» **SHORT PROBLEM**
Find the lines that hold the word "standalone" and return them.

» **DATASET EXCERPTS**
=-=-=

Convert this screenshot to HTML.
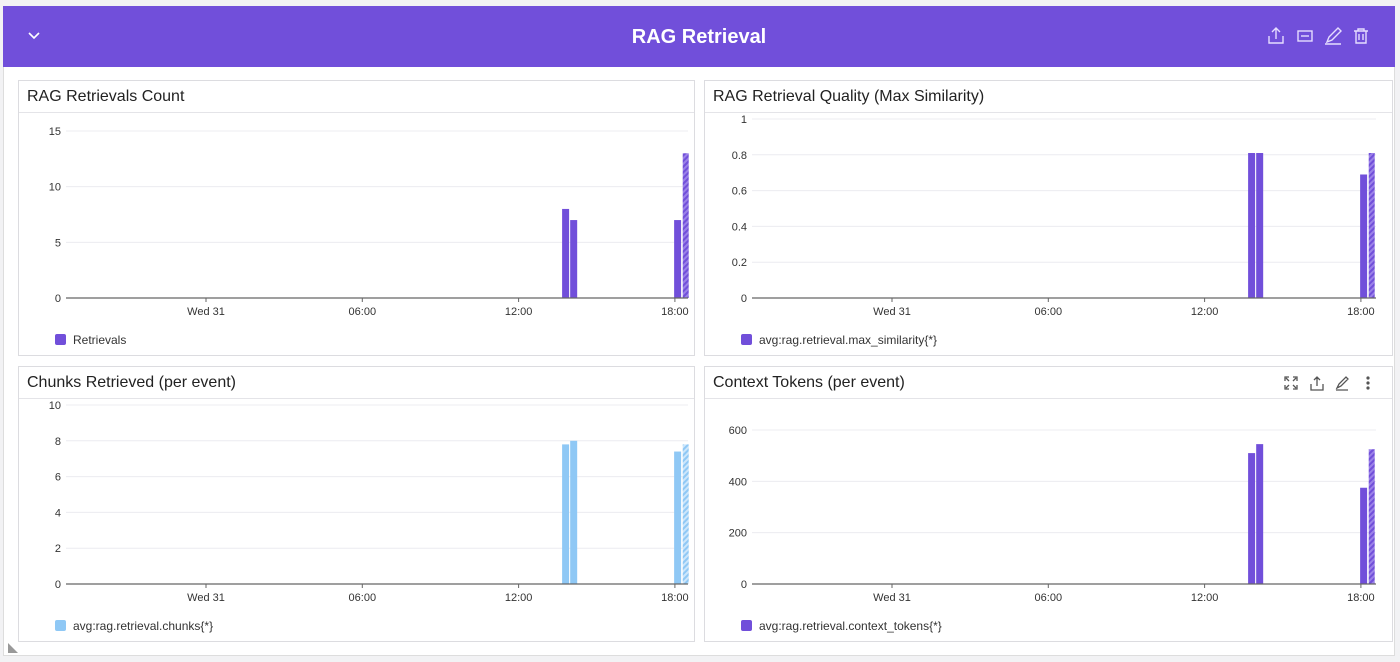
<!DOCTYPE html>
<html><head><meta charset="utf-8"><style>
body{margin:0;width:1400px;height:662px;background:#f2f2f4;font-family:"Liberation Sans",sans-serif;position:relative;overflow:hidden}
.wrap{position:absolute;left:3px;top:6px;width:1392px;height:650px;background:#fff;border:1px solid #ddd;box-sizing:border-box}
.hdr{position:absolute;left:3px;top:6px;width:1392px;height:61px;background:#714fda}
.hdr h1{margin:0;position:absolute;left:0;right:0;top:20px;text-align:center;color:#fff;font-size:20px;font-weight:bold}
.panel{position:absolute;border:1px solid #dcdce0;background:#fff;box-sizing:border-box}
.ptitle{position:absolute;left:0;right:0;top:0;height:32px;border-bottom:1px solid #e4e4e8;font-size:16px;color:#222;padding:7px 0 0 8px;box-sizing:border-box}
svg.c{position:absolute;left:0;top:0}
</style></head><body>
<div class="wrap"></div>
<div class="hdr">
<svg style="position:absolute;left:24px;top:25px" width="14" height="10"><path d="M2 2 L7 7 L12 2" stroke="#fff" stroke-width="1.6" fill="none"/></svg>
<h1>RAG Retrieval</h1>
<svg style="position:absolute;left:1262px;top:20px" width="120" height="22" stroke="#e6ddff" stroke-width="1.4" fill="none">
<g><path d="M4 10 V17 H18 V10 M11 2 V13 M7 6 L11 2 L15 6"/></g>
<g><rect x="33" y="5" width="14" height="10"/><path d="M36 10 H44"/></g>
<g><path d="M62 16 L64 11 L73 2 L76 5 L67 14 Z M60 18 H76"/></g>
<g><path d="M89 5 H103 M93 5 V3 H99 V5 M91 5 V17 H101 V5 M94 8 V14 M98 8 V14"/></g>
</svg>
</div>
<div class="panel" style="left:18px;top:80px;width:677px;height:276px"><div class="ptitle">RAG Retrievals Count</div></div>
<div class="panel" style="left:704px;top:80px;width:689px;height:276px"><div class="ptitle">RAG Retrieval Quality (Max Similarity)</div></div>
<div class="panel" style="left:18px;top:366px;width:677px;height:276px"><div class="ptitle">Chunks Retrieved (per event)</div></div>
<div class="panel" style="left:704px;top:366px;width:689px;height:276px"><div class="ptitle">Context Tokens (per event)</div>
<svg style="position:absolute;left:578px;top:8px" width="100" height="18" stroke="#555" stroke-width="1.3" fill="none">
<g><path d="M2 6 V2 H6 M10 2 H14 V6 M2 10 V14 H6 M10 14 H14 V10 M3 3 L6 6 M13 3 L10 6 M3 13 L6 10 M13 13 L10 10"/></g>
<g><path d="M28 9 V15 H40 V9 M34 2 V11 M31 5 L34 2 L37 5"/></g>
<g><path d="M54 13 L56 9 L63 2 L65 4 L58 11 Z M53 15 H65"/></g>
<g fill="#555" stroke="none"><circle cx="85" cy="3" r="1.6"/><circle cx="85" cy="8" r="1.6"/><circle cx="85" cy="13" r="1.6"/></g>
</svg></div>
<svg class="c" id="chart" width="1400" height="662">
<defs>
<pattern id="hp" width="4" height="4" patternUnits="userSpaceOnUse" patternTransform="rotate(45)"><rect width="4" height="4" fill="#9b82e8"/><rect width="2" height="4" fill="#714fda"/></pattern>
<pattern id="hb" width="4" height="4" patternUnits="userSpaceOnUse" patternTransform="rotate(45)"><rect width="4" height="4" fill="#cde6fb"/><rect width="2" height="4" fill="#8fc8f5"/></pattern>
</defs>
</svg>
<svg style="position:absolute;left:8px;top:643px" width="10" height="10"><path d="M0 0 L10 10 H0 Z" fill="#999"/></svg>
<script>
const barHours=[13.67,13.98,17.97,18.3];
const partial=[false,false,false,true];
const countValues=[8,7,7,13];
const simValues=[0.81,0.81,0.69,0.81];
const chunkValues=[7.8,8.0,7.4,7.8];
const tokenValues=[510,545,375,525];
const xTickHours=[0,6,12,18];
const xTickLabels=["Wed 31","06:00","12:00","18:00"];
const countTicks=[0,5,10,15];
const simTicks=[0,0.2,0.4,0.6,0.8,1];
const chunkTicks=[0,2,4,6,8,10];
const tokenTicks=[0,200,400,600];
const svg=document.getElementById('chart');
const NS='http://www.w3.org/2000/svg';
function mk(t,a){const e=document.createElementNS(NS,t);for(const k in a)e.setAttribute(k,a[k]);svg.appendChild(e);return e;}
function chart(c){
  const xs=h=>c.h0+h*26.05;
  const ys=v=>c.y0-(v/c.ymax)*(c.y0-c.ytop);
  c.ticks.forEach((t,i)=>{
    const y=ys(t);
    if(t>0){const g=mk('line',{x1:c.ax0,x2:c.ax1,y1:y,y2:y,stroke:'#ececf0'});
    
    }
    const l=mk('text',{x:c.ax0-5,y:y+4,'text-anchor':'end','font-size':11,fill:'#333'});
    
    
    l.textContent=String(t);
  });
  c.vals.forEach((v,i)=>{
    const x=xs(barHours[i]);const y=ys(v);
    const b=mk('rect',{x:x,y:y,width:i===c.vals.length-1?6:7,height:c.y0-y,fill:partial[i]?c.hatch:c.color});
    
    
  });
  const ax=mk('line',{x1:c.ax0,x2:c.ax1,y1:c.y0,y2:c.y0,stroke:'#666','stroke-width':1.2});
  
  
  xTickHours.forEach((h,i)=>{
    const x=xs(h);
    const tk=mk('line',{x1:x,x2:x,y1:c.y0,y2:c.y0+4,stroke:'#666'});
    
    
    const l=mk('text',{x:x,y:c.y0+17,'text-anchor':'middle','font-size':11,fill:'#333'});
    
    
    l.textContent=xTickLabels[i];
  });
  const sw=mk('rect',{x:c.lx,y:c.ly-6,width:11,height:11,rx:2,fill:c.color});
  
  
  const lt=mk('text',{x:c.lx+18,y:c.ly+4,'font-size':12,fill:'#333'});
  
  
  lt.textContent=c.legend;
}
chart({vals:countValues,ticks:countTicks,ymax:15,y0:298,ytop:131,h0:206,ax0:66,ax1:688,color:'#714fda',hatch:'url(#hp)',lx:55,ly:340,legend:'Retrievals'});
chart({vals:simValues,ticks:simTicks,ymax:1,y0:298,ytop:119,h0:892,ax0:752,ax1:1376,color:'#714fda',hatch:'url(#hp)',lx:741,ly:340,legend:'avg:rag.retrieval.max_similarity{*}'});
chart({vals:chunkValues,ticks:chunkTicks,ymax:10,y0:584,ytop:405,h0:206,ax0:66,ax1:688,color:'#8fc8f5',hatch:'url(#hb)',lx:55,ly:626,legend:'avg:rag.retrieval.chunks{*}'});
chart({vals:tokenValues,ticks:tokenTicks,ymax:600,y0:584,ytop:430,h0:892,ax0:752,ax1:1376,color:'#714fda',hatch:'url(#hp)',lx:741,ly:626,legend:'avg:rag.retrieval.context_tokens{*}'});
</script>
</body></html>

=-=-=

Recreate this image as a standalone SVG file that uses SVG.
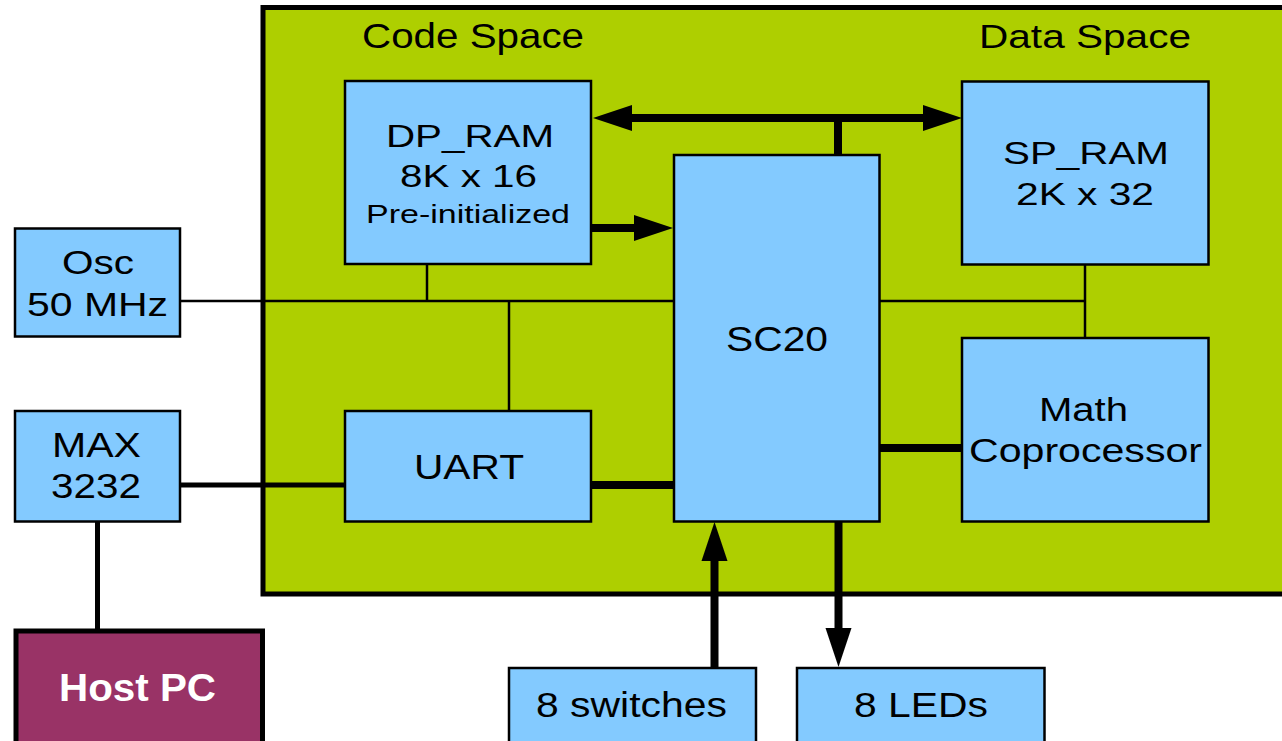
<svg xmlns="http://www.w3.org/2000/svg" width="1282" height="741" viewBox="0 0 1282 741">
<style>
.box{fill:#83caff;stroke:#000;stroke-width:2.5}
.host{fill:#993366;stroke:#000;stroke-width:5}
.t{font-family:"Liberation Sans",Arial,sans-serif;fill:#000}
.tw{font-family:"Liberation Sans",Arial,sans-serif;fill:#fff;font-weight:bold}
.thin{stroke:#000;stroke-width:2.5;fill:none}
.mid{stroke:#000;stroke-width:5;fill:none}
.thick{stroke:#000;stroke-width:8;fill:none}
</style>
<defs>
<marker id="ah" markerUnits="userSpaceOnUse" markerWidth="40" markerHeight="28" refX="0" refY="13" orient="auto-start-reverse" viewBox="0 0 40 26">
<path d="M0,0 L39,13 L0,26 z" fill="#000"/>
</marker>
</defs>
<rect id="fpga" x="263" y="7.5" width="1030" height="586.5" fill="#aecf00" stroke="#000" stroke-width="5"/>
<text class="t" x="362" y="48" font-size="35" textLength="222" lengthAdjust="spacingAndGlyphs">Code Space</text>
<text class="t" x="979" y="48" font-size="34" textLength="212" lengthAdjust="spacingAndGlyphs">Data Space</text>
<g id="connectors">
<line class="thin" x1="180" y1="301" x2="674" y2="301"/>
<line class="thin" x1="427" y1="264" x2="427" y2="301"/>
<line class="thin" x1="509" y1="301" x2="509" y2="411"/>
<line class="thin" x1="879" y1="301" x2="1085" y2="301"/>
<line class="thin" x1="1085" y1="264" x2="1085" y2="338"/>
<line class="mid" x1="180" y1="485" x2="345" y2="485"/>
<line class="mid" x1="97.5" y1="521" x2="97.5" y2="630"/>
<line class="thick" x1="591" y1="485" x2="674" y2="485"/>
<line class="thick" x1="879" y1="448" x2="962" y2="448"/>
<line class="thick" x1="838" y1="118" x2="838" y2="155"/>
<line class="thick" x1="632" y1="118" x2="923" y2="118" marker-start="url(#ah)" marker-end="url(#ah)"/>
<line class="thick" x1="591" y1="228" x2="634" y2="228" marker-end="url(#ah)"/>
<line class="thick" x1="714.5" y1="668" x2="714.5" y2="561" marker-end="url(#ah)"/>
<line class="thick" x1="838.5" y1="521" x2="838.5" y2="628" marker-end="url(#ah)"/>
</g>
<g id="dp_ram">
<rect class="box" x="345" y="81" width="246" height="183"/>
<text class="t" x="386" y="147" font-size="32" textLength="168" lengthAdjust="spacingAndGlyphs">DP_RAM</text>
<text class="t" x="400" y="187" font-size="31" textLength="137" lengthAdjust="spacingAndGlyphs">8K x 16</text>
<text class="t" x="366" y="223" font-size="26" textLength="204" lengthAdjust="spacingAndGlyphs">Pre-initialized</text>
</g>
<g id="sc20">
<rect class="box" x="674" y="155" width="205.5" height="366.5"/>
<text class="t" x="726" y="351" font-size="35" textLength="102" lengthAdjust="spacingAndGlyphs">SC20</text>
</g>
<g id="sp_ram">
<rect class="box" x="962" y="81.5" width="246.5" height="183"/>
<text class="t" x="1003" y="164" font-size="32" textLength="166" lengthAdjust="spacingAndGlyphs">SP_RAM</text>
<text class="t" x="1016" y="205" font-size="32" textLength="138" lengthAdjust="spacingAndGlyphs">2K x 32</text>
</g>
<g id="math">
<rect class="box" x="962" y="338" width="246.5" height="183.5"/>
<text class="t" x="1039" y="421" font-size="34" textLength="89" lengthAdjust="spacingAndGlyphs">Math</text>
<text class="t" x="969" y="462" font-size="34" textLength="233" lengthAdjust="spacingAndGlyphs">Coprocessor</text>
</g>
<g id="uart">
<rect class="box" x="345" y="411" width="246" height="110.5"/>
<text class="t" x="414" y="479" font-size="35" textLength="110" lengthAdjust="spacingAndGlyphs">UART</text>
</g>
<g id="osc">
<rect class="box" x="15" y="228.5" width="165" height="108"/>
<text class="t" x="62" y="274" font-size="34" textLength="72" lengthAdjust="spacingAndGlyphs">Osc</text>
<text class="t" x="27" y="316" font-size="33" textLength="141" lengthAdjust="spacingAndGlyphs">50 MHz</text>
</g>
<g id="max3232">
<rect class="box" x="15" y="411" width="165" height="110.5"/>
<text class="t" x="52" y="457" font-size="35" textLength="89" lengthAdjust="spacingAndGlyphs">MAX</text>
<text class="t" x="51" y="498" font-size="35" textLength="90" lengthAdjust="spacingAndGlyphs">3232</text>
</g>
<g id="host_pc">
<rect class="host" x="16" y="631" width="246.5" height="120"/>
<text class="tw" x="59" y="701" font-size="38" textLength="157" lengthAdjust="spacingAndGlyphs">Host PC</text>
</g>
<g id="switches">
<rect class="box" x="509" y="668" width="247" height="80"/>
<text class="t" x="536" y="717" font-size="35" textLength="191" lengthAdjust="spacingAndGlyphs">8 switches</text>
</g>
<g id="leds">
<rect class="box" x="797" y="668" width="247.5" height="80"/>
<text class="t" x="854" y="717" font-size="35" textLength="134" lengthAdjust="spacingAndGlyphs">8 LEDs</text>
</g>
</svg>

=-=-=

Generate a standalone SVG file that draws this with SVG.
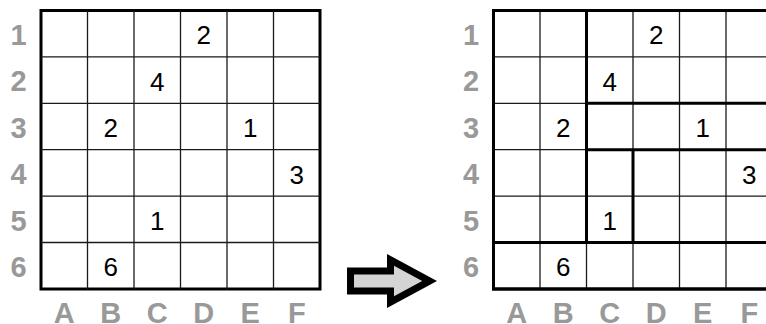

=-=-=

» **TASK RESPONSE**
Recreate this image as a standalone SVG file that uses SVG.
Generate a standalone SVG file that draws this with SVG.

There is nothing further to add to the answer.